19th Nov 2013

CAN caloric restriction help individuals live longer?

Or does it just feel like it…

Two themes in nutrition have recently come together. The first, calorie restriction (CR), involves permanently reducing total energy intake by up to 30%.

CR has been shown consistently to increase the longevity of a number of different species of animal, as well as reduce weight.

The second theme, intermittent dieting (ID), or reducing energy intake on some days but not others, has spawned yet another diet craze that is dominating discussion at the dinner parties of middle suburbia.

Being battered and bruised by the numerous false starts in the dieting game, it’s tempting to pass off both of these as fads.

But the interest of some hard-nosed nutrition scientists makes a second look warranted.

Dr Eric Ravussen from the Pennington Institute in Arizona, is a world expert in energy metabolism and obesity.

For some time, he and several postgraduate students (including several Australians) have studied the mechanisms involved in CR.

The two forms of ageing

Speaking at a recent Australian and New Zealand Obesity Society (ANZOS) conference, Dr Ravussen described two forms of ageing: primary ageing, determined by genetics and natural factors; and secondary ageing, which is related to lifestyle and environmental factors.

Together these determine one’s maximum lifespan.

From animal studies it’s known that rats are able to run daily, live longer than those deprived of exercise.

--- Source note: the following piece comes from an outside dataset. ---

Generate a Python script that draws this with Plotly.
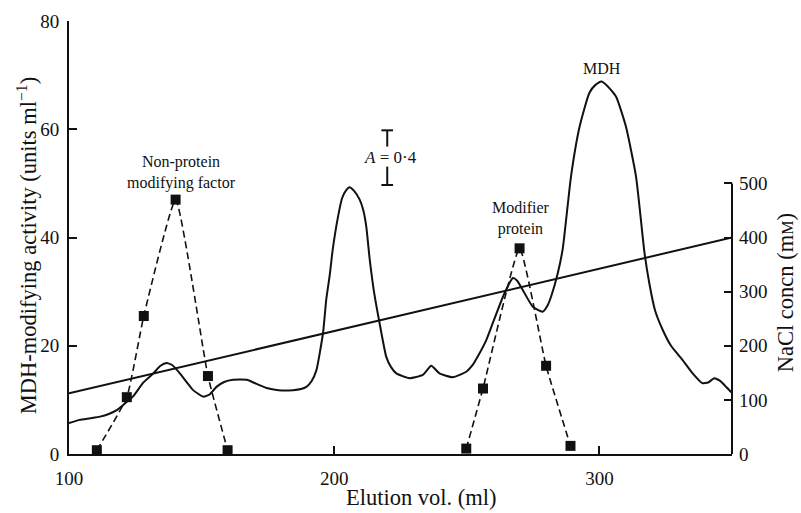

But when a CR diet of about 30% total energy restriction is introduced, they live even longer.

Possible explanations for this are the reduced cellular oxidative stress from food, decreased DNA damage, decreased inflammation and auto-immunity, and increased metabolic efficiency.

For obvious reasons, such a study over a lifetime in humans has not yet been done.

Those that have been carried out opportunistically for short periods (such as during wars and in the human biosphere study) show a negative bounce-back in weight gain and health after the CR period.

Molecular changes

Physiological studies carried out by Dr Ravussen’s group, however, show molecular changes that are reflective of potential longevity advantages.

There’s also no doubt that weight loss follows such a regime — if it can be maintained.

A different way of restricting calories is through intermittent dieting popularised by the 5:2 diet and TV doctor Michael Mosley.

ID involves two days each week of energy restriction of 500 calories for women and 600 for men, with ad-lib intake over the remaining five days.

Exponents claim not just weight loss but reduced chronic disease risk.

And while there are not a lot of data to support the latter, there is good support for the former — strangely even with an increased overall food intake.

Dr Amanda Sainsbury-Salis from Sydney University’s Boden Institute of Obesity, Nutrition, Exercise & Eating Disorders and author of The Don’t Go Hungry Diet, is currently doing the tests in mice.

While the results are not yet published, she does believe there might be something in the 5:2 diet and that the approach could be improved by using different degrees of energy restriction.

So far, studies with humans suggest weight loss may be more (and easier) with an ID plan like this.

A panacea in middle-age?

Given that most people won’t have the opportunity to calorie reduce (at least in a healthy fashion) for life, the question becomes, what advantage is there for someone trying the process in middle life?

There’s little doubt that (short-term) weight loss at least will be an outcome, but adverse effects, according to Dr Ravussen, include cold intolerance, decreased libido, constant hunger and reduced desire to exercise.

Reversion could also lead to increased difficulties with weight.

Based on animal studies, Dr Ravussen has calculated that a 50-year-old human could be expected to live a measly two months longer! So is it really all worth it?

If not weight, then what?

The use of BMI in diagnosis of metabolic disorder has come under question. Weight over height squared measures mass only and doesn’t take account of body fat. This then discriminates against mesomorphic body shapes – like some short male athletes – and the aged, whose height may decrease with age while weight remains stable. On top of this, BMI is not a consistent measure of ill health, as illustrated by the ‘obesity paradox’.

Garvan Institute researcher Dr Dorit Samocha-Bonet has shown that almost 50% of expected risk can be explained by other, easily measurable factors. The cumulative of risk for each is:

HDL cholesterol	26%
HbA1c	35.5%
Systolic blood pressure	43.2%
Triglycerides (Tg)	46.7%

According to Canadian lipidology expert J-P Despres, a Tg of >2.0 and a waist circumference greater than that recommended for ethnic groups (usually around 100cm for men and 90cm for women – called the ‘triglyceride-waist’), adds even more to diagnostic value. It may all make BMI less relevant at the clinical level.